The Hippocratic Corpus


The Hippocratic Corpus

For many centuries explanations for disease were based not on science, but on religion, superstition, and myth.

The Hippocratic Corpus was an early attempt to think about diseases, not as punishment from the gods, but as an imbalance of man with the environment. Although it was unsophisticated by today's standards, it was an important step forward. By considering the possibility that disease was associated with environmental factors or imbalances in diet or personal behaviors, the Corpus also opened up the possibility of intervening to prevent disease or treat it.

The Corpus looked at disease as an imbalance in natural forces or an imbalance in humours (or fluids): melancholy, phlegm, bile, and blood. Health depended on a proper balance of these humours. While crude, this concept of humours provided some sort of rationale for understanding health and disease. Greek physicians prescribed changes in diet or lifestyle and sometimes concocted drugs or performed surgery. An excess of the humour blood, for example, became the rationale for bloodletting, a practice that was followed for centuries (without any evidence of its efficacy).

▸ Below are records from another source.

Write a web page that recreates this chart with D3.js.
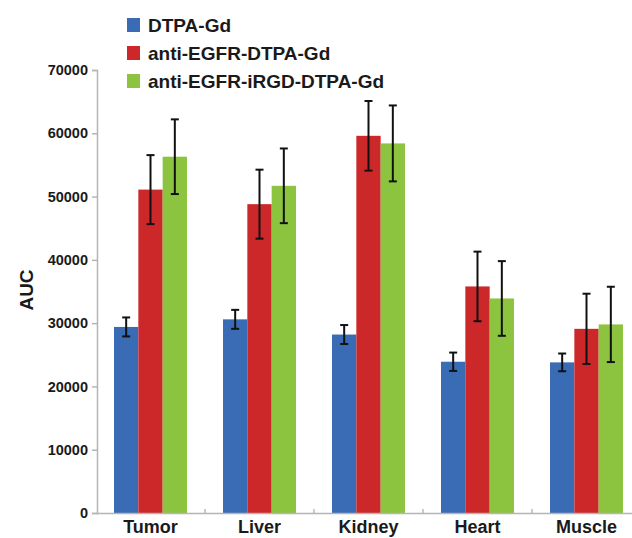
<!DOCTYPE html>
<html>
<head>
<meta charset="utf-8">
<script src="https://cdn.jsdelivr.net/npm/d3@7"></script>
<style>
  body { margin: 0; background: #fff; }
  text { font-family: "Liberation Sans", Arial, sans-serif; font-weight: bold; fill: #1a1a1a; }
</style>
</head>
<body>
<svg id="chart" width="632" height="538"></svg>
<script>
// organs on the x axis
const organs = ['Tumor', 'Liver', 'Kidney', 'Heart', 'Muscle'];
const series = ['DTPA-Gd', 'anti-EGFR-DTPA-Gd', 'anti-EGFR-iRGD-DTPA-Gd'];
const colors = ['#3a6bb5', '#cc282a', '#8cc43f'];

// mean AUC per organ, one array per series
const dtpa = [29400, 30600, 28200, 23900, 23800];
const antiEgfr = [51100, 48800, 59600, 35800, 29100];
const antiEgfrIrgd = [56300, 51700, 58400, 33900, 29800];
// error bar half-heights
const dtpaErr = [1500, 1500, 1500, 1450, 1400];
const antiEgfrErr = [5450, 5450, 5500, 5500, 5550];
const antiEgfrIrgdErr = [5900, 5900, 6000, 5900, 5950];

const yTicks = [0, 10000, 20000, 30000, 40000, 50000, 60000, 70000];

const values = [dtpa, antiEgfr, antiEgfrIrgd];
const errors = [dtpaErr, antiEgfrErr, antiEgfrIrgdErr];

const svg = d3.select('#chart');

const x0 = d3.scaleBand()
    .domain(organs)
    .range([96, 641]);

const x1 = d3.scaleBand()
    .domain(series)
    .range([0, x0.bandwidth()])
    .paddingInner(0)
    .paddingOuter(0.74);

const y = d3.scaleLinear()
    .domain([0, 70000])
    .range([513, 70]);

// y axis
const yAxisG = svg.append('g')
    .attr('transform', 'translate(97,0)')
    .call(d3.axisLeft(y).tickValues(yTicks).tickSize(5).tickPadding(4).tickFormat(d3.format('d')));
yAxisG.select('.domain').attr('stroke', '#b5b5b5').attr('stroke-width', 1.5);
yAxisG.selectAll('.tick line').attr('stroke', '#b5b5b5').attr('stroke-width', 1.5);
yAxisG.selectAll('.tick text')
    .style('font-size', '14.5px')
    .style('font-family', '"Liberation Sans", Arial, sans-serif')
    .style('font-weight', 'bold')
    .attr('fill', '#1a1a1a');

svg.append('text')
    .attr('transform', 'translate(33,290) rotate(-90)')
    .attr('text-anchor', 'middle')
    .style('font-size', '19px')
    .text('AUC');

// bars
const groups = svg.selectAll('g.organ')
    .data(organs)
    .enter().append('g')
    .attr('class', 'organ')
    .attr('transform', d => `translate(${x0(d)},0)`);

groups.selectAll('rect')
    .data((d, i) => series.map((s, j) => ({ s, v: values[j][i], e: errors[j][i], c: colors[j] })))
    .enter().append('rect')
    .attr('x', d => x1(d.s))
    .attr('y', d => y(d.v))
    .attr('width', x1.bandwidth())
    .attr('height', d => y(0) - y(d.v))
    .attr('fill', d => d.c);

// x axis
const xAxisG = svg.append('g')
    .attr('transform', 'translate(0,513)')
    .call(d3.axisBottom(x0).tickSize(0).tickSizeOuter(0).tickPadding(7));
xAxisG.select('.domain').attr('stroke', '#b5b5b5').attr('stroke-width', 1.5);
xAxisG.selectAll('.tick text')
    .style('font-size', '18px')
    .style('font-family', '"Liberation Sans", Arial, sans-serif')
    .style('font-weight', 'bold')
    .attr('fill', '#1a1a1a');

// small separator ticks between organs
svg.append('g').selectAll('line')
    .data(organs.slice(1))
    .enter().append('line')
    .attr('x1', d => x0(d))
    .attr('x2', d => x0(d))
    .attr('y1', 509)
    .attr('y2', 513)
    .attr('stroke', '#999')
    .attr('stroke-width', 1);

// error bars
const errG = groups.selectAll('g.err')
    .data((d, i) => series.map((s, j) => ({ s, v: values[j][i], e: errors[j][i] })))
    .enter().append('g')
    .attr('class', 'err')
    .attr('transform', d => `translate(${x1(d.s) + x1.bandwidth() / 2},0)`)
    .attr('stroke', '#111')
    .attr('stroke-width', 2);

errG.append('line')
    .attr('y1', d => y(d.v + d.e))
    .attr('y2', d => y(d.v - d.e));
errG.append('line')
    .attr('x1', -4).attr('x2', 4)
    .attr('y1', d => y(d.v + d.e)).attr('y2', d => y(d.v + d.e));
errG.append('line')
    .attr('x1', -4).attr('x2', 4)
    .attr('y1', d => y(d.v - d.e)).attr('y2', d => y(d.v - d.e));

// legend
const legend = svg.append('g')
    .selectAll('g')
    .data(series)
    .enter().append('g')
    .attr('transform', (d, i) => `translate(127,${25 + i * 28})`);

legend.append('rect')
    .attr('x', 0)
    .attr('y', -7)
    .attr('width', 13)
    .attr('height', 14)
    .attr('fill', (d, i) => colors[i]);

legend.append('text')
    .attr('x', 21)
    .attr('y', 7)
    .style('font-size', '19px')
    .text(d => d);
</script>
</body>
</html>
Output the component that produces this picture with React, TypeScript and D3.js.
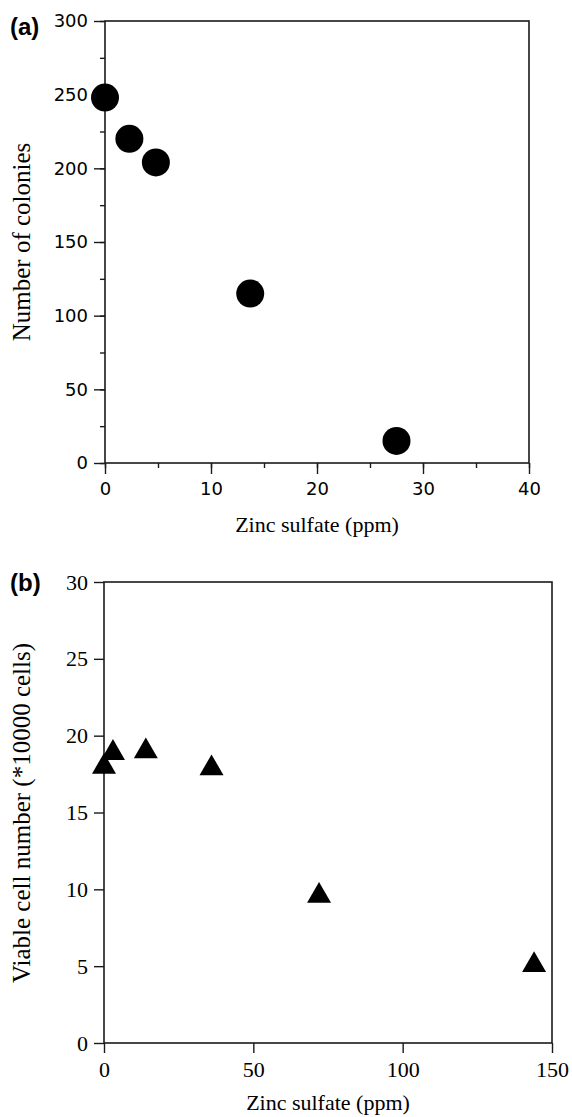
import { useEffect, useRef } from "react";
import * as d3 from "d3";

// panel (a): colonies vs zinc sulfate
const zincA = [0, 2.3, 4.8, 13.7, 27.5];
const colonies = [248, 220, 204, 115, 15];
const xTicksA = [0, 10, 20, 30, 40];
const yTicksA = [0, 50, 100, 150, 200, 250, 300];

// panel (b): viable cells vs zinc sulfate
const zincB = [0, 3, 14, 36, 72, 144];
const viable = [18.2, 19.1, 19.2, 18.1, 9.8, 5.3];
const xTicksB = [0, 50, 100, 150];
const yTicksB = [0, 5, 10, 15, 20, 25, 30];

const W = 572;
const H = 1117;

const App = () => {
  const svgRef = useRef<SVGSVGElement>(null);

  useEffect(() => {
    const svg = d3.select(svgRef.current);
    svg.selectAll("*").remove();
    const stroke = "#1a1a1a";
    const serif = "'Liberation Serif', 'Times New Roman', serif";

    const frame = (g: any, x: any, y: any) => {
      const [x0, x1] = x.range();
      const [y0, y1] = y.range();
      g.append("rect")
        .attr("x", x0)
        .attr("y", y1)
        .attr("width", x1 - x0)
        .attr("height", y0 - y1)
        .attr("fill", "none")
        .attr("stroke", stroke)
        .attr("stroke-width", 1.6);
    };

    const styleAxis = (g: any, font: string, size: number) => {
      g.select(".domain").remove();
      g.selectAll("line").attr("stroke", stroke).attr("stroke-width", 1.4);
      g.selectAll("text")
        .attr("fill", "#000")
        .style("font-family", font)
        .style("font-size", size + "px");
    };

    // ---- panel a ----
    const xA = d3.scaleLinear().domain([0, 40]).range([105, 529]);
    const yA = d3.scaleLinear().domain([0, 300]).range([463, 21]);
    const ga = svg.append("g");
    const fontA = "'DejaVu Sans', sans-serif";

    ga.append("g")
      .attr("transform", "translate(0,463)")
      .call(d3.axisBottom(xA).tickValues(d3.range(0, 41, 5)).tickSize(5).tickFormat(() => ""))
      .call((g: any) => styleAxis(g, fontA, 18));
    ga.append("g")
      .attr("transform", "translate(0,463)")
      .call(d3.axisBottom(xA).tickValues(xTicksA).tickSize(11).tickPadding(8))
      .call((g: any) => styleAxis(g, fontA, 18));
    ga.append("g")
      .attr("transform", "translate(105,0)")
      .call(d3.axisLeft(yA).tickValues(d3.range(0, 301, 25)).tickSize(5).tickFormat(() => ""))
      .call((g: any) => styleAxis(g, fontA, 18));
    ga.append("g")
      .attr("transform", "translate(105,0)")
      .call(d3.axisLeft(yA).tickValues(yTicksA).tickSize(11).tickPadding(6))
      .call((g: any) => styleAxis(g, fontA, 18));
    frame(ga, xA, yA);

    ga.selectAll("circle.pt")
      .data(zincA)
      .join("circle")
      .attr("class", "pt")
      .attr("cx", (d: number) => xA(d))
      .attr("cy", (_d: number, i: number) => yA(colonies[i]))
      .attr("r", 14)
      .attr("fill", "#000");

    ga.append("text")
      .attr("x", 10)
      .attr("y", 35)
      .text("(a)")
      .style("font-family", "'Liberation Sans', Arial, sans-serif")
      .style("font-weight", "bold")
      .style("font-size", "24px");
    ga.append("text")
      .attr("transform", "translate(30,242) rotate(-90)")
      .attr("text-anchor", "middle")
      .text("Number of colonies")
      .style("font-family", serif)
      .style("font-size", "25px");
    ga.append("text")
      .attr("x", (xA(0) + xA(40)) / 2)
      .attr("y", 532)
      .attr("text-anchor", "middle")
      .text("Zinc sulfate (ppm)")
      .style("font-family", serif)
      .style("font-size", "22px");

    // ---- panel b ----
    const xB = d3.scaleLinear().domain([0, 150]).range([104, 552]);
    const yB = d3.scaleLinear().domain([0, 30]).range([1043, 582]);
    const gb = svg.append("g");

    gb.append("g")
      .attr("transform", "translate(0,1043)")
      .call(d3.axisBottom(xB).tickValues(xTicksB).tickSize(10).tickPadding(8))
      .call((g: any) => styleAxis(g, serif, 22));
    gb.append("g")
      .attr("transform", "translate(104,0)")
      .call(d3.axisLeft(yB).tickValues(yTicksB).tickSize(10).tickPadding(6))
      .call((g: any) => styleAxis(g, serif, 22));
    frame(gb, xB, yB);

    // triangle of width 24, shifted so its bounding box is centred on the point
    const triSize = 3 * Math.sqrt(3) * 48;
    const triH = Math.sqrt(triSize / (3 * Math.sqrt(3)));
    const tri = d3.symbol().type(d3.symbolTriangle).size(triSize);
    gb.selectAll("path.tri")
      .data(zincB)
      .join("path")
      .attr("class", "tri")
      .attr("d", tri as any)
      .attr(
        "transform",
        (d: number, i: number) => `translate(${xB(d)},${yB(viable[i]) + triH / 2})`
      )
      .attr("fill", "#000");

    gb.append("text")
      .attr("x", 10)
      .attr("y", 591)
      .text("(b)")
      .style("font-family", "'Liberation Sans', Arial, sans-serif")
      .style("font-weight", "bold")
      .style("font-size", "24px");
    gb.append("text")
      .attr("transform", "translate(30,813) rotate(-90)")
      .attr("text-anchor", "middle")
      .text("Viable cell number (*10000 cells)")
      .style("font-family", serif)
      .style("font-size", "25px");
    gb.append("text")
      .attr("x", (xB(0) + xB(150)) / 2)
      .attr("y", 1110)
      .attr("text-anchor", "middle")
      .text("Zinc sulfate (ppm)")
      .style("font-family", serif)
      .style("font-size", "22px");
  }, []);

  return (
    <svg
      ref={svgRef}
      width={W}
      height={H}
      style={{ position: "absolute", left: 0, top: 0, background: "#fff" }}
    />
  );
};

export default App;
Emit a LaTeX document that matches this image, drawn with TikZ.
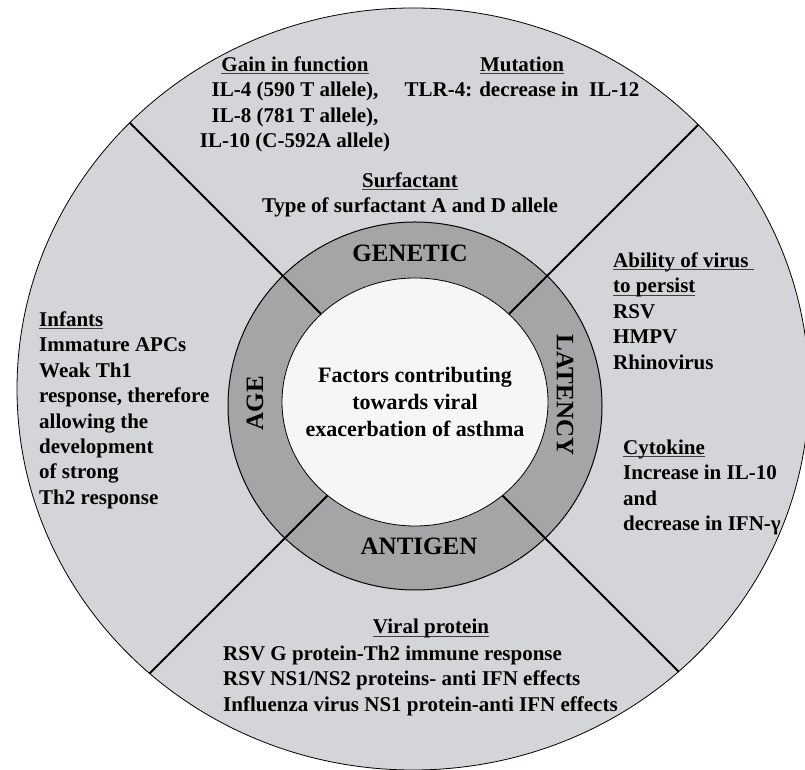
\documentclass[tikz,border=0pt]{standalone}
\usepackage{fontspec}
\setmainfont{Liberation Serif}
\usepackage{tikz}
\definecolor{discgray}{HTML}{D4D5D9}
\definecolor{ringgray}{HTML}{A5A5A8}
\definecolor{hubwhite}{HTML}{F6F6F6}
\newsavebox\ulinebox
\newcommand{\ulabel}[1]{\sbox\ulinebox{#1}\rlap{\color{black!75}\rule[-3pt]{\wd\ulinebox}{1.3pt}}\usebox\ulinebox}

\begin{document}
\begin{tikzpicture}[
    x=1pt, y=1pt,
    every node/.style={inner sep=0pt, font=\fontsize{21}{25.4}\selectfont\bfseries},
    note/.style={align=left, anchor=north west},
    cnote/.style={align=center, anchor=north},
    factor/.style={font=\fontsize{25}{30}\selectfont\bfseries},
    divider/.style={line width=1.8pt}
]
\useasboundingbox (0,0) rectangle (805,770);

% Disc, ring and hub
\draw[fill=discgray, line width=0.8pt] (413,381) ellipse [x radius=396, y radius=381];
\draw[fill=ringgray, line width=1pt] (415,364) ellipse [x radius=187, y radius=184];
\coordinate (cross) at (415,362);
\begin{scope}
\clip (413,381) ellipse [x radius=396, y radius=381];
\foreach \a in {45,135,225,315}
  \draw[divider] (cross) -- ++(\a:600);
\end{scope}
\draw[fill=hubwhite, line width=0.8pt] (415,368) ellipse [x radius=133, y radius=124];

% Factor labels
\node[factor, anchor=base] (genetic) at (410,508) {GENETIC};
\node[factor, anchor=base] (antigen) at (419,215) {ANTIGEN};
\node[factor, rotate=90] (age) at (255,367) {AGE};
\node[factor, rotate=-90] (latency) at (565,375) {LATENCY};

% Core
\node[align=center, font=\fontsize{22}{27}\selectfont\bfseries] (core) at (415,368) {Factors contributing\\towards viral\\exacerbation of asthma};

% Genetic notes
\node[cnote] (gain) at (295,713.5) {\ulabel{Gain in function}\\IL-4 (590 T allele),\\IL-8 (781 T allele),\\IL-10 (C-592A allele)};
\node[cnote] (mutation) at (522,713.5) {\ulabel{Mutation}\\TLR-4: decrease in\ \ IL-12};
\node[cnote] (surf) at (410,597.5) {\ulabel{Surfactant}\\Type of surfactant A and D allele};

% Latency notes
\node[note] (persist) at (613,517.5) {\ulabel{Ability of virus\ }\\\ulabel{to persist}\\RSV\\HMPV\\Rhinovirus};
\node[note] (cytokine) at (623,330.5) {\ulabel{Cytokine}\\Increase in IL-10\\and\\decrease in IFN-γ};

% Age notes
\node[note] (infants) at (39,458.5) {\ulabel{Infants}\\Immature APCs\\Weak Th1\\response, therefore\\allowing the\\development\\of strong\\Th2 response};

% Antigen notes
\node[anchor=base] (viral) at (431,136) {\ulabel{Viral protein}};
\node[note] (effects) at (223,124.5) {RSV G protein-Th2 immune response\\RSV NS1/NS2 proteins- anti IFN effects\\Influenza virus NS1 protein-anti IFN effects};

\end{tikzpicture}
\end{document}
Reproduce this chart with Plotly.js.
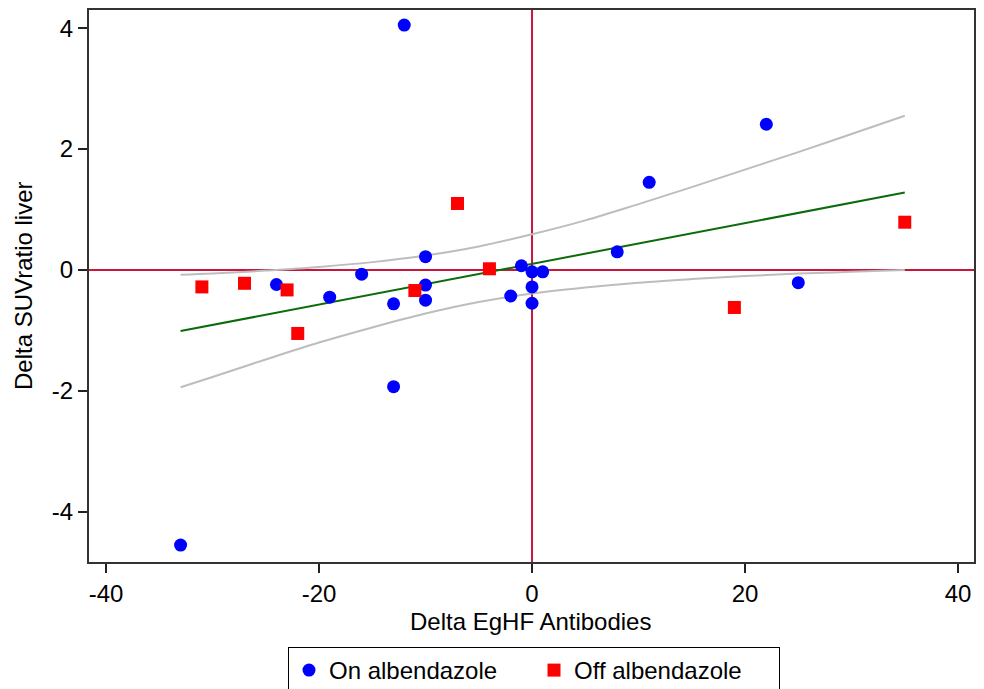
<!DOCTYPE html>
<html>
<head>
<meta charset="utf-8">
<script src="https://cdn.plot.ly/plotly-3.0.1.min.js"></script>
<style>
  html, body { margin: 0; padding: 0; background: #fff; }
  #chart { width: 984px; height: 689px; }
</style>
</head>
<body>
<div id="chart"></div>
<script>
// On albendazole (blue circles)
const onX = [-33, -12, 22, 11, 8, 25, -24, -16, -19, -10, -10, -10, -13, -13, -2, 0, -1, 0, 1, 0];
const onY = [-4.55, 4.05, 2.41, 1.45, 0.30, -0.21, -0.24, -0.07, -0.45, 0.22, -0.25, -0.50, -0.56, -1.93, -0.43, -0.55, 0.07, -0.03, -0.03, -0.28];

// Off albendazole (red squares)
const offX = [-31, -27, -23, -22, -11, -7, -4, 19, 35];
const offY = [-0.28, -0.22, -0.33, -1.05, -0.34, 1.10, 0.02, -0.62, 0.79];

// Fitted line
const fitX = [-33, 35];
const fitY = [-1.01, 1.28];

// Confidence band curves
const ciX = [-33, -30, -25, -20, -15, -10, -5, 0, 5, 10, 15, 20, 25, 30, 35];
const ciUpper = [-0.08, -0.06, -0.01, 0.05, 0.13, 0.24, 0.39, 0.59, 0.82, 1.09, 1.37, 1.66, 1.95, 2.25, 2.55];
const ciLower = [-1.94, -1.77, -1.48, -1.20, -0.95, -0.72, -0.53, -0.39, -0.29, -0.21, -0.15, -0.10, -0.06, -0.03, 0.00];

const xTicks = [-40, -20, 0, 20, 40];
const yTicks = [-4, -2, 0, 2, 4];

const refColor = '#C8163C';
const FS = 24;

const traces = [
  { x: ciX, y: ciUpper, mode: 'lines', line: { color: '#BDBDBD', width: 2, shape: 'spline' }, showlegend: false, hoverinfo: 'skip' },
  { x: ciX, y: ciLower, mode: 'lines', line: { color: '#BDBDBD', width: 2, shape: 'spline' }, showlegend: false, hoverinfo: 'skip' },
  { x: fitX, y: fitY, mode: 'lines', line: { color: '#0B6B0B', width: 2 }, showlegend: false, hoverinfo: 'skip' },
  { x: onX, y: onY, mode: 'markers', name: 'On albendazole',
    marker: { color: '#0000FF', size: 13, symbol: 'circle' } },
  { x: offX, y: offY, mode: 'markers', name: 'Off albendazole',
    marker: { color: '#FF0000', size: 13, symbol: 'square' } }
];

const layout = {
  width: 984, height: 689,
  margin: { l: 89, r: 10, t: 10, b: 127, autoexpand: false },
  paper_bgcolor: '#fff', plot_bgcolor: '#fff',
  font: { family: 'Liberation Sans, Arial, sans-serif', color: '#000', size: FS },
  xaxis: {
    range: [-41.6, 41.5], tickvals: xTicks, ticktext: xTicks.map(String),
    showgrid: false, zeroline: false, showline: true, mirror: true,
    linecolor: '#333', linewidth: 2, ticks: 'outside', ticklen: 9, tickwidth: 2, tickcolor: '#222',
    tickfont: { size: FS }, automargin: false
  },
  yaxis: {
    range: [-4.83, 4.30], tickvals: yTicks, ticktext: yTicks.map(String),
    showgrid: false, zeroline: false, showline: true, mirror: true,
    linecolor: '#333', linewidth: 2, ticks: 'outside', ticklen: 9, tickwidth: 2, tickcolor: '#222',
    tickfont: { size: FS }, automargin: false
  },
  shapes: [
    { type: 'line', xref: 'x', yref: 'paper', x0: 0, x1: 0, y0: 0, y1: 1, line: { color: refColor, width: 2 }, layer: 'below' },
    { type: 'line', xref: 'paper', yref: 'y', x0: 0, x1: 1, y0: 0, y1: 0, line: { color: refColor, width: 2 }, layer: 'below' }
  ],
  annotations: [
    { text: 'Delta EgHF Antibodies', xref: 'paper', yref: 'paper', x: (530 - 89) / 885, y: (562 - 621) / 552,
      xanchor: 'center', yanchor: 'middle', showarrow: false, font: { size: FS } },
    { text: 'Delta SUVratio liver', xref: 'paper', yref: 'paper', x: (23 - 89) / 885, y: (562 - 286) / 552,
      xanchor: 'center', yanchor: 'middle', showarrow: false, textangle: -90, font: { size: FS } }
  ],
  legend: {
    orientation: 'h', x: (288 - 89) / 885, y: (562 - 647) / 552, xanchor: 'left', yanchor: 'top',
    bordercolor: '#000', borderwidth: 1, bgcolor: '#fff', font: { size: FS },
    entrywidth: 200, entrywidthmode: 'pixels'
  },
  showlegend: true
};

Plotly.newPlot('chart', traces, layout, { displayModeBar: false, staticPlot: true });
</script>
</body>
</html>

Despite the contributions of the Corpus, medical and scientific progress in Europe was arrested for several centuries. The population grew, and cities became densely populated, but there was little attention to waste disposal and sanitation.These factors set the stage for endemic disease and periodic epidemics.


Those with too much blood were sanguine. Those with too much phlegm were phlegmatic. Those with too much yellow bile were choleric, and those with too much black bile were melancholic. The idea of human personality based on humors contributed to the character comedies of Menander and, later, Plautus.